Database retrieval and population methods

Python3 script for retrieving data from MCSQ database Before running the script, install requirements: pandas, numpy, SQLAlchemy, psycopg2 Author: Danielly Sorato Author contact: danielly.sorato@gmail.com

retrieve_from_tables.build_id_dicts_per_language(language)[source]

Gets all text segments and their IDs and builds a dictionary by item type.

Parameters

language (param1) – target language.

Returns

Four different dictionaries (one for each item type). The IDs are the keys and the text segments are the values.

retrieve_from_tables.create_tagged_text_dict(id_list)[source]

Gets the survey_itemid and the POS tagged text from the survey_item table and creates a dictionary.

Parameters

id_list (param1) – a language specific list of the target segment IDs in the alignment table.

Returns

A dictionary with target survey_itemids as keys and POS tagged text as values.

retrieve_from_tables.get_ids_from_alignment_table(survey_itemid)[source]

Gets all IDs (either source or target) from the alignment table.

Parameters

survey_itemid (param1) – name of the column indicating if the desired IDs to be retrived are from source or from target.

Returns

A list of survey_itemids.

retrieve_from_tables.get_ids_from_alignment_table_per_language(language)[source]

Gets all target IDs from the alignment table based on the language.

Parameters

language (param1) – target language.

Returns

A list of all target_survey_itemids in the alignment table.

retrieve_from_tables.get_instruction_id(text)[source]

Gets an instruction segment ID based on its text.

Parameters

text (param1) – the instruction segment text.

Returns

instruction segment ID (int).

retrieve_from_tables.get_introduction_id(text)[source]

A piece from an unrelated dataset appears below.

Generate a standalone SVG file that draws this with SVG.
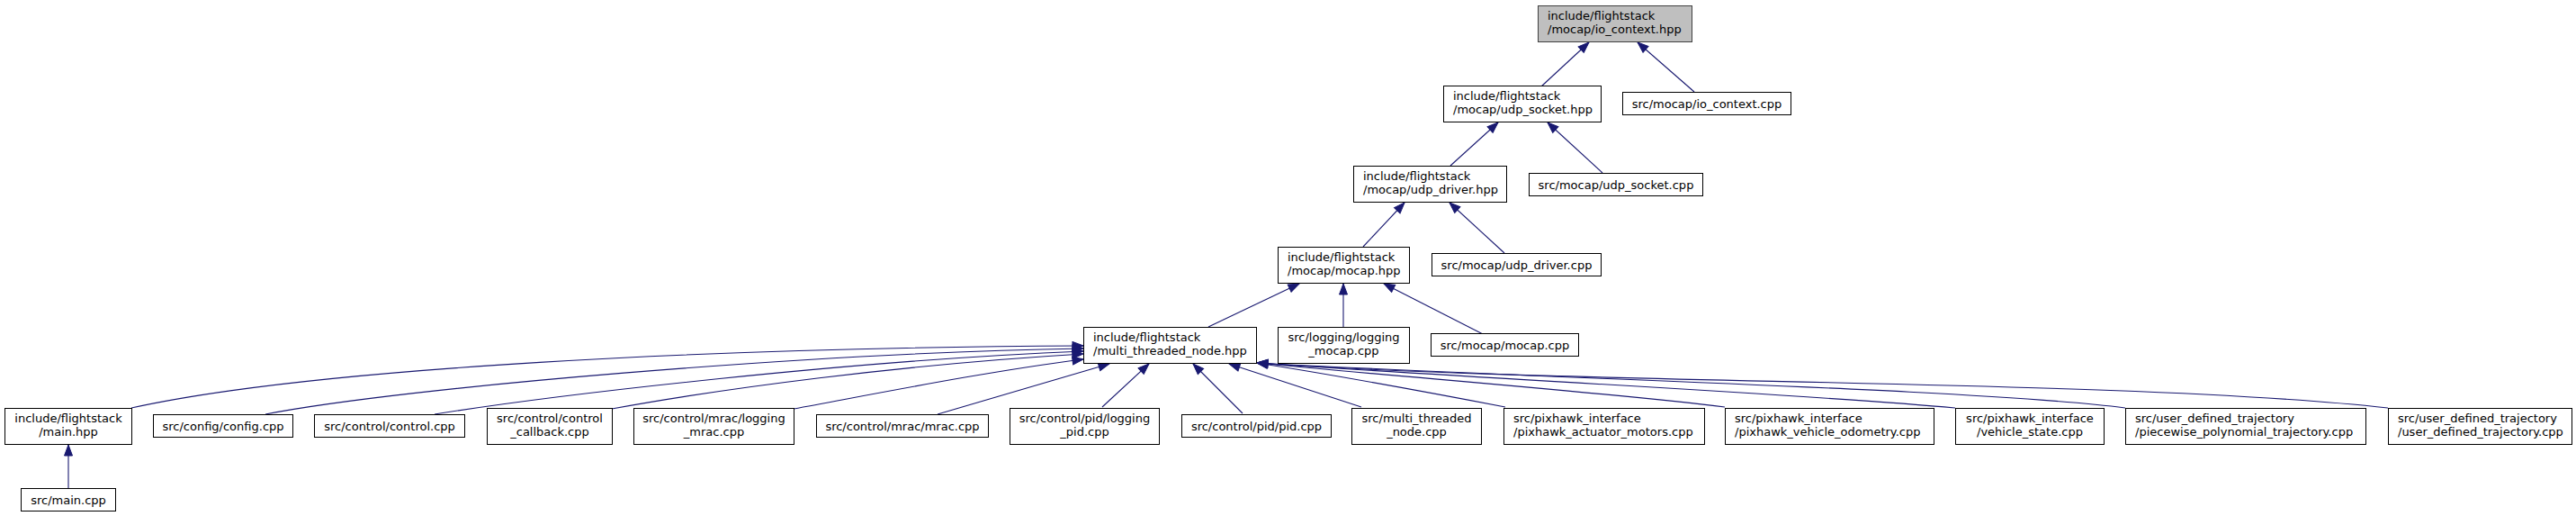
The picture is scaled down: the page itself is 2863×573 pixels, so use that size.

Gets an introduction segment ID based on its text.

Parameters

text (param1) – the introduction segment text.

Returns

introduction segment ID (int).

retrieve_from_tables.get_module_id(module_name)[source]

Gets an module ID based on its name.

Parameters

module_name (param1) – the name of the module.

Returns

response module ID (int).

retrieve_from_tables.get_request_id(text)[source]

Gets an request segment ID based on its text.

Parameters

text (param1) – the request segment text.

Returns

request segment ID (int).

retrieve_from_tables.get_response_id(text, item_value)[source]

Gets an response segment ID based on its text.

Parameters

text (param1) – the response segment text.

Returns

response segment ID (int).

retrieve_from_tables.get_tagged_text_from_survey_item_table()[source]

Gets the survey_itemid and the POS tagged text from the survey_item table and creates a dictionary.

Returns

A dictionary with survey_itemids as keys and POS tagged text as values.

Python3 script for ESS dataset inclusion in the MCSQ database Before running the script, install requirements: pandas, numpy, SQLAlchemy, psycopg2 Author: Danielly Sorato Author contact: danielly.sorato@gmail.com

populate_tables.tag_alignment_table(dictionary, id_list, column_name, source_or_target_id)[source]

Inserts the POS alignment annotation either on the target or the source text column.

Parameters
  • dictionary (param1) – a dictionary where the keys are the survey_itemids and the values are the pos tagged text segments.

  • id_list (param2) – list of the IDs that refers to the text to be annotated.

  • column_name (param3) – defines if the column to be tagged is the source or the target

  • source_or_target_id (param4) – name of the ID (either target_survey_itemid or source_survey_itemid)

populate_tables.tag_item_type_table(dictionary, table_name, table_id_name)[source]

Inserts the POS alignment annotation in item type specific table.

Parameters
  • dictionary (param1) – a dictionary where the keys are the survey_itemids and the values are the pos tagged text segments.

  • table_name (param2) – name of the table to be tagged (introduction, instruction, request or response).

  • table_id_name (param3) – name of the ID of the table.

populate_tables.tag_survey_item(dictionary, table_id_name)[source]

Inserts the POS alignment annotation in survey_item table.

Parameters
  • dictionary (param1) – an item type specific dictionary where the keys are the IDs and the values are the pos tagged text segments.

  • table_id_name (param2) – name of the ID of item type specific the table.

populate_tables.tag_target_alignment_table(dictionary)[source]

Inserts the POS alignment annotation on the target text column.

Parameters

dictionary (param1) – a dictionary where the keys are the target_survey_itemids and the values are the pos tagged text segments.